A QTL has to be fine-mapped into a sufficiently narrow genetic window to make physical mapping feasible. Rphq2 with a genetic window of 0.1 cM is ready for physical mapping. In Chapter 5, we have constructed two non-gridded Bacterial Artificial Chromosome (BAC) libraries of barley from Vada and SusPtrit. Based on the insert sizes of the BAC clones, the estimated genome coverage of the Vada BAC library is 2.6x and of the SusPtrit BAC library 3.7x. The genome coverage of Vada is comparable to the BAC library of Morex, HVVMRXALLhB and SusPtrit to HVVMRXALLeA. The estimation of genome coverage based on microsatellite markers indicates, however, Vada and SusPtrit BAC libraries to have 5.0x and 6.8x genome coverage, respectively. Based on genome insert size, the BAC library of Vada gives at least 93% probability of identifying a clone corresponding to any sequence of Vada and for the BAC library of SusPtrit a probability of 98% is expected. Together, the two BAC libraries give more than 99% probability of recovering any specific sequence from the barley genome. A tiling path of three BAC clones was constructed for Vada, which cover the Rphq2 genetic window.
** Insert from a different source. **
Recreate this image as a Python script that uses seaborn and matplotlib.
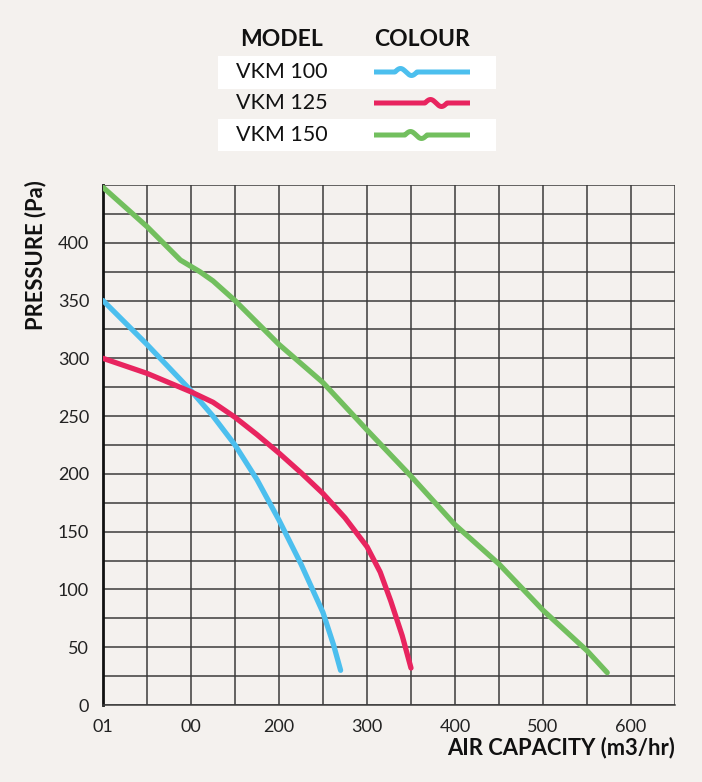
import numpy as np
import pandas as pd
import matplotlib
matplotlib.use("Agg")
import matplotlib.pyplot as plt
from matplotlib.lines import Line2D
from matplotlib.patches import Rectangle
import seaborn as sns

# ---- data ----
models = ["VKM 100", "VKM 125", "VKM 150"]
colors = ["#4cbfee", "#e8245f", "#72bf5e"]

vkm100_x = [0, 50, 100, 125, 150, 175, 200, 225, 250, 262, 270]
vkm100_y = [350, 312, 272, 250, 225, 195, 160, 122, 80, 52, 30]

vkm125_x = [0, 50, 100, 125, 150, 175, 200, 225, 250, 275, 300, 315, 327, 340, 350]
vkm125_y = [300, 287, 271, 262, 249, 234, 218, 201, 183, 162, 137, 115, 90, 60, 32]

vkm150_x = [0, 50, 88, 110, 125, 150, 200, 250, 300, 350, 400, 450, 500, 550, 573]
vkm150_y = [448, 414, 385, 375, 367, 350, 312, 279, 238, 198, 156, 122, 82, 47, 28]

x_ticks = [0, 100, 200, 300, 400, 500, 600]
x_tick_labels = ["01", "00", "200", "300", "400", "500", "600"]
y_ticks = [0, 50, 100, 150, 200, 250, 300, 350, 400]

frames = []
for name, xs, ys in zip(models, [vkm100_x, vkm125_x, vkm150_x],
                        [vkm100_y, vkm125_y, vkm150_y]):
    frames.append(pd.DataFrame({"capacity": xs, "pressure": ys, "model": name}))
df = pd.concat(frames, ignore_index=True)

# ---- style ----
bg = "#f4f1ee"
sns.set_style("white")
plt.rcParams["font.family"] = ["Lato", "DejaVu Sans"]

fig = plt.figure(figsize=(7.02, 7.82), dpi=100, facecolor=bg)
ax = fig.add_axes([103/702, 77/782, 572/702, 520/782])
ax.set_facecolor(bg)

sns.lineplot(data=df, x="capacity", y="pressure", hue="model",
             palette=dict(zip(models, colors)), linewidth=3.8,
             sort=False, legend=False, ax=ax, solid_capstyle="round",
             solid_joinstyle="round", zorder=3)

ax.set_xlim(0, 650)
ax.set_ylim(0, 450)
ax.set_xticks(x_ticks)
ax.set_xticklabels(x_tick_labels)
ax.set_yticks(y_ticks)
ax.set_xticks(np.arange(0, 651, 50), minor=True)
ax.set_yticks(np.arange(0, 451, 25), minor=True)
ax.grid(True, which="both", color="#3b3b3b", linewidth=1.1, zorder=1)
ax.set_axisbelow(True)
ax.tick_params(axis="both", which="major", length=6, width=1.2, color="#222222",
               labelsize=13, labelcolor="#222222", pad=4, direction="out")
ax.tick_params(axis="both", which="minor", length=0)
for s in ["top", "right"]:
    ax.spines[s].set_visible(False)
ax.spines["bottom"].set_color("#3b3b3b")
ax.spines["bottom"].set_linewidth(1.1)
ax.spines["left"].set_color("#111111")
ax.spines["left"].set_linewidth(2)

ax.set_xlabel("")
ax.set_ylabel("")
fig.text(675/702, 1 - 748/782, "AIR CAPACITY (m3/hr)", ha="right", va="center",
         fontsize=15.8, fontweight="bold", color="#111111")
fig.text(36/702, 1 - 255/782, "PRESSURE (Pa)", ha="center", va="center",
         rotation=90, fontsize=15.8, fontweight="bold", color="#111111")

# ---- legend table ----
W, H = 702, 782
def fy(py):
    return 1 - py / H

for top, bottom in [(56, 89), (119, 151)]:
    fig.patches.append(Rectangle((218/W, fy(bottom)), (496-218)/W, (bottom-top)/H,
                                 transform=fig.transFigure, facecolor="white",
                                 edgecolor="none", zorder=0))
fig.text(282/W, fy(40), "MODEL", ha="center", va="center", fontsize=16.5,
         fontweight="bold", color="#111111")
fig.text(422/W, fy(40), "COLOUR", ha="center", va="center", fontsize=16.5,
         fontweight="bold", color="#111111")

row_y = [72, 103, 135]
bump_start = [395, 425, 405]
for name, c, py, bs in zip(models, colors, row_y, bump_start):
    fig.text(282/W, fy(py), name, ha="center", va="center", fontsize=15.5,
             color="#111111")
    t = np.linspace(0, 1, 200)
    xs = 374 + (470 - 374) * t
    ys = np.zeros_like(xs)
    mask = (xs >= bs) & (xs <= bs + 22)
    ph = (xs[mask] - bs) / 22 * 2 * np.pi
    ys[mask] = -3.5 * np.sin(ph)
    fig.lines.append(Line2D(xs / W, fy(py + ys), transform=fig.transFigure,
                            color=c, linewidth=3.6, solid_capstyle="butt"))

fig.savefig("out.png", dpi=100, facecolor=bg)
The physical window of Rphq2 in Vada BAC contig is approximately 195 Kbp. For SusPtrit, the three BAC clones forming the contig did not cover the entire genetic window of Rphq2. The physical length bridged by them is approximately 226 Kbp. The TriAnnot pipeline annotated 12 genes in both the Vada and the SusPtrit contig, but only four of the annotated genes are shared between Vada and SusPtrit. The candidate genes for Rphq2 might be a resistance factor in Vada or a susceptibility factor in SusPtrit. The peroxidases and kinases are good candidates to represent Rphq2. It is possible that one of the peroxidase or kinase gene members in the physical window of Rphq2 explains the resistance phenotype observed. Another possibility is that peroxidase or kinase gene members function as a complex QTL. A member of the Seven in absentia protein family (SINA) can be a candidate as well. The gene families to which previously cloned genes for partial resistance belong were not found to be represented in the Rphq2 region.
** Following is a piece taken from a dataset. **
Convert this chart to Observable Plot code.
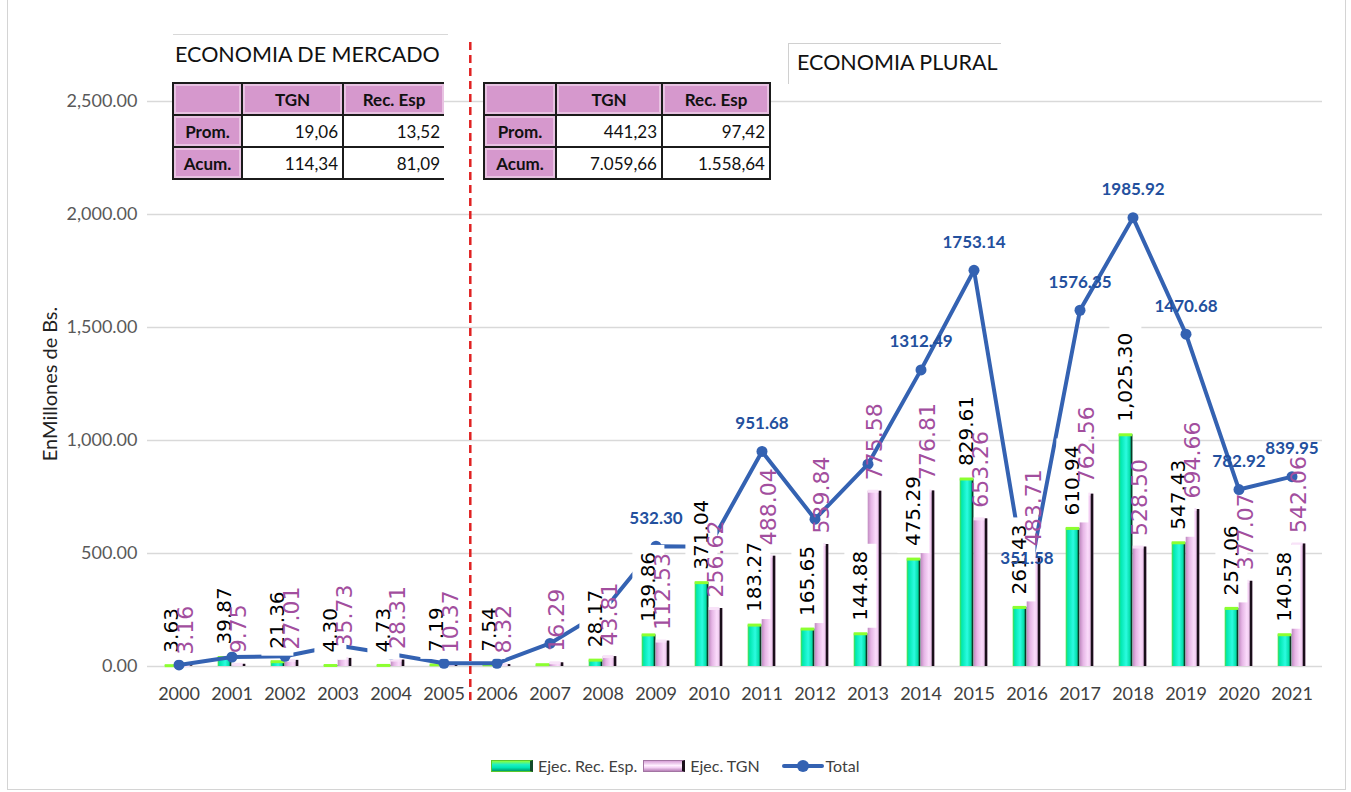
<!DOCTYPE html>
<html><head><meta charset="utf-8">
<script src="https://cdn.jsdelivr.net/npm/d3@7"></script>
<script src="https://cdn.jsdelivr.net/npm/@observablehq/plot@0.6"></script>
<style>
body{margin:0;background:#fff;width:1351px;height:792px;position:relative;overflow:hidden;font-family:Lato,"Open Sans",sans-serif;}
#chart{position:absolute;left:0;top:0;}
.frame{position:absolute;left:7px;top:-2px;width:1337px;height:790px;border:1px solid #d4d4d4;pointer-events:none;}
.title{position:absolute;font-size:21.5px;color:#111;white-space:nowrap;}
.topline{position:absolute;left:173px;top:34px;width:275px;border-top:1.5px solid #d8d8d8;}
.pbox{position:absolute;left:788px;top:43px;width:212px;height:40px;border-top:1.5px solid #d0d0d0;border-left:1.5px solid #d0d0d0;background:#fff;}
table.t{position:absolute;border-collapse:collapse;font-size:17px;color:#111;background:#fff;}
table.t td{border:2px solid #1b1b1b;height:30px;padding:0 4px;text-align:right;}
table.t td.h{background:#d698cd;font-weight:bold;text-align:center;box-shadow:inset 0 0 0 2px #e8c2e2;}
table.t td.l{background:#d698cd;font-weight:bold;text-align:center;box-shadow:inset 0 0 0 2px #e8c2e2;}
table.t1 td:last-child{border-right:none;}
.legend{position:absolute;top:756px;left:491px;display:flex;align-items:center;font-size:16px;color:#404040;white-space:nowrap;}
.sw{width:38px;height:10px;margin-right:5px;}
.sw.g{background:linear-gradient(to bottom,#8cff3a 0%,#22f0c0 35%,#00e6b4 65%,#009a6a 100%);border:1px solid #5bc82a;border-right:3px solid #124a2a;}
.sw.p{background:linear-gradient(to bottom,#d7a0d7 0%,#fff0ff 45%,#f4d2f4 65%,#b880b8 100%);border:1px solid #a274a2;border-right:3px solid #1a101a;}
.ln{position:relative;width:42px;height:4px;background:#3462b2;margin-right:2px;border-radius:2px;}
.ln::after{content:"";position:absolute;left:15px;top:-4px;width:12px;height:12px;border-radius:50%;background:#3462b2;}
</style></head>
<body>
<div id="chart"></div>
<div class="topline"></div>
<div class="title" style="left:175px;top:41px;">ECONOMIA DE MERCADO</div>
<div class="pbox"></div>
<div class="title" style="left:797px;top:49px;">ECONOMIA PLURAL</div>
<div id="tables"></div>
<div class="legend">
  <div class="sw g"></div><span style="margin-right:6px">Ejec. Rec. Esp.</span>
  <div class="sw p"></div><span style="margin-right:22px">Ejec. TGN</span>
  <div class="ln"></div><span>Total</span>
</div>
<div class="frame"></div>
<script>
// ---- data ----
const years = ["2000","2001","2002","2003","2004","2005","2006","2007","2008","2009","2010","2011","2012","2013","2014","2015","2016","2017","2018","2019","2020","2021"];
const recEsp = [3.63, 39.87, 21.36, 4.30, 4.73, 7.19, 7.54, 8.0, 28.17, 139.86, 371.04, 183.27, 165.65, 144.88, 475.29, 829.61, 261.43, 610.94, 1025.30, 547.43, 257.06, 140.58];
const recEspLabels = ["3.63","39.87","21.36","4.30","4.73","7.19","7.54",null,"28.17","139.86","371.04","183.27","165.65","144.88","475.29","829.61","261.43","610.94","1,025.30","547.43","257.06","140.58"];
const tgn = [3.16, 9.75, 27.01, 35.73, 28.31, 10.37, 8.32, 16.29, 43.81, 112.53, 256.62, 488.04, 539.84, 775.58, 776.81, 653.26, 483.71, 762.56, 528.50, 694.66, 377.07, 542.06];
const total = [7, 42, 45, 93, 55, 14, 14, 102, 244, 532.30, 530, 951.68, 652, 895, 1312.49, 1753.14, 351.58, 1576.35, 1985.92, 1470.68, 782.92, 839.95];
const totalLabels = [null,null,null,null,null,null,null,null,null,"532.30",null,"951.68",null,null,"1312.49","1753.14","351.58","1576.35","1985.92","1470.68","782.92","839.95"];
const yTicks = [0, 500, 1000, 1500, 2000, 2500];
const tableHeader = ["", "TGN", "Rec. Esp"];
const rowNames = ["Prom.", "Acum."];
const mercadoTGN = ["19,06", "114,34"];
const mercadoRec = ["13,52", "81,09"];
const pluralTGN = ["441,23", "7.059,66"];
const pluralRec = ["97,42", "1.558,64"];

const rows = years.map((year, i) => ({year, rec: recEsp[i], recLabel: recEspLabels[i], tgn: tgn[i], tgnLabel: d3.format(".2f")(tgn[i]), total: total[i], totalLabel: totalLabels[i]}));

const W = 1351, H = 735, ML = 147, MR = 29, MT = 101, MB = 69;
const half = (W - ML - MR) / years.length / 2;

const chart = Plot.plot({
  width: W, height: H, marginLeft: ML, marginRight: MR, marginTop: MT, marginBottom: MB,
  style: {fontFamily: "Lato, sans-serif", background: "transparent", overflow: "visible"},
  x: {type: "band", domain: years, padding: 0, axis: null},
  y: {domain: [0, 2500], axis: null},
  marks: [
    Plot.gridY(yTicks, {stroke: "#d9d9d9", strokeOpacity: 1, strokeWidth: 1.4}),
    Plot.axisY(yTicks, {tickSize: 0, tickPadding: 10, tickFormat: d3.format(",.2f"), fontSize: 18, fill: "#595959", label: null}),
    Plot.axisX({tickSize: 0, tickPadding: 21, fontSize: 18, fill: "#404040", label: null}),
    Plot.text(["EnMillones de Bs."], {frameAnchor: "left", dx: -97, rotate: -90, textAnchor: "middle", fontSize: 20, fill: "#222", text: d => d}),
    Plot.ruleX(["2006"], {dx: -half, y1: -150, y2: 2770, stroke: "#e02222", strokeWidth: 2.5, strokeDasharray: "8,5"}),
    // Rec. Esp bars
    Plot.barY(rows, {x: "year", y: "rec", insetLeft: half - 14, insetRight: half, fill: "url(#gGreen)"}),
    Plot.barY(rows, {x: "year", y: "rec", insetLeft: half - 2, insetRight: half, fill: "#0d3a26"}),
    Plot.tickY(rows, {x: "year", y: "rec", insetLeft: half - 14, insetRight: half, stroke: "#8cff30", strokeWidth: 3}),
    // TGN bars
    Plot.barY(rows, {x: "year", y: "tgn", insetLeft: half, insetRight: half - 14, fill: "url(#gPink)"}),
    Plot.barY(rows, {x: "year", y: "tgn", insetLeft: half + 11, insetRight: half - 14, fill: "#1a0f1a"}),
    Plot.tickY(rows, {x: "year", y: "tgn", insetLeft: half, insetRight: half - 11, stroke: "#f8e2f8", strokeWidth: 3}),
    // Total line
    Plot.line(rows, {x: "year", y: "total", stroke: "#3462b2", strokeWidth: 4, strokeLinejoin: "round"}),
    Plot.dot(rows, {x: "year", y: "total", r: 5.5, fill: "#3462b2", stroke: "none"}),
    // labels
    Plot.text(rows.filter(d => d.recLabel), {x: "year", y: "rec", text: "recLabel", rotate: -90, textAnchor: "start", lineAnchor: "middle", dx: -7, dy: -13, fontSize: 20, fontFamily: "DejaVu Sans", fill: "#000"}),
    Plot.text(rows, {x: "year", y: "tgn", text: "tgnLabel", rotate: -90, textAnchor: "start", lineAnchor: "middle", dx: 7, dy: -11, fontSize: 22, fontFamily: "DejaVu Sans", fill: "#a24e9e"}),
    Plot.text(rows.filter(d => d.totalLabel), {x: "year", y: "total", text: "totalLabel", dy: -28, fontSize: 17, fontWeight: "bold", fill: "#23509e"})
  ]
});

const defs = document.createElementNS("http://www.w3.org/2000/svg", "defs");
defs.innerHTML = `
<linearGradient id="gGreen" x1="0" x2="1" y1="0" y2="0">
 <stop offset="0" stop-color="#52e040"/><stop offset="0.15" stop-color="#00e8b0"/>
 <stop offset="0.55" stop-color="#2cfbe0"/><stop offset="0.85" stop-color="#00dca4"/><stop offset="1" stop-color="#008a60"/>
</linearGradient>
<linearGradient id="gPink" x1="0" x2="1" y1="0" y2="0">
 <stop offset="0" stop-color="#c08ac0"/><stop offset="0.25" stop-color="#e6b6e6"/>
 <stop offset="0.6" stop-color="#fbdcfb"/><stop offset="1" stop-color="#dcaadc"/>
</linearGradient>`;
chart.prepend(defs);
document.getElementById("chart").append(chart);

// white boxes behind Rec. Esp labels (as in the reference)
const groups = Array.from(chart.querySelectorAll("g")).filter(gr => {
  const t = gr.querySelector(":scope > text");
  return t && t.textContent === recEspLabels[0] && gr.querySelectorAll(":scope > text").length === recEspLabels.filter(Boolean).length;
});
const g = groups[0];
if (g) {
  const texts = Array.from(g.querySelectorAll(":scope > text"));
  const rects = texts.map(t => {
    const b = t.getBBox();
    const r = document.createElementNS("http://www.w3.org/2000/svg", "rect");
    r.setAttribute("x", b.x - 7); r.setAttribute("y", b.y - 4);
    r.setAttribute("width", b.width + 14); r.setAttribute("height", b.height + 8);
    r.setAttribute("transform", t.getAttribute("transform") || "");
    r.setAttribute("fill", "#fff"); r.setAttribute("stroke", "none");
    return r;
  });
  rects.forEach(r => g.insertBefore(r, g.firstChild));
}

// tables
function makeTable(cls, left, top, widths, tgnVals, recVals) {
  const t = document.createElement("table");
  t.className = "t " + cls;
  t.style.left = left + "px"; t.style.top = top + "px";
  const hr = t.insertRow();
  tableHeader.forEach((h, j) => { const c = hr.insertCell(); c.className = "h"; c.textContent = h; c.style.width = widths[j] + "px"; });
  rowNames.forEach((n, i) => {
    const r = t.insertRow();
    const c0 = r.insertCell(); c0.className = "l"; c0.textContent = n;
    const c1 = r.insertCell(); c1.textContent = tgnVals[i];
    const c2 = r.insertCell(); c2.textContent = recVals[i];
  });
  document.getElementById("tables").append(t);
}
makeTable("t1", 172, 82, [59, 91, 92], mercadoTGN, mercadoRec);
makeTable("t2", 483, 82, [62, 96, 98], pluralTGN, pluralRec);
</script>
</body></html>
We propose to perform functional analysis of candidate genes through Agrobacterium-mediated stable transformation of the resistance allele into a susceptible genotype, such as SusPtrit. Unfortunately, SusPtrit is, as so many barley accessions, not amenable to Agrobacterium-mediated transformation. In Chapter 2, we developed a doubled haploid (DH) mapping population (n=122) by crossing SusPtrit with Golden Promise to develop a ‘Golden SusPtrit’, i.e., a barley line combining SusPtrit’s high susceptibility to non-adapted rust fungi with the high amenability of Golden Promise for transformation. Using the DH population, we identified nine genomic regions occupied by QTLs against four non-adapted rust fungi and P. hordei isolate 1.2.1 (Ph.1.2.1). From 12 DH lines that were most susceptible to the tested non-adapted rust fungi, we selected four DHs for an Agrobacterium-mediated transformation efficiency test. We obtained a DH line (SG062N) with transformation efficiency of 11 to 17 transformants per 100 immature embryos. The level of susceptibility of SG062N to non-adapted rust fungi is either similar to or higher than the level of susceptibility of SusPtrit. Against P. hordei, the latency period conferred by SG062N at seedling stage is as short as that conferred by SusPtrit. SG062N, designated ‘Golden SusPtrit’, will be a valuable experimental line that could replace SusPtrit in future nonhost and partial resistance studies, especially for stable transformation using candidate genes that may determine the differences in resistance levels against adapted and non-adapted rust fungi.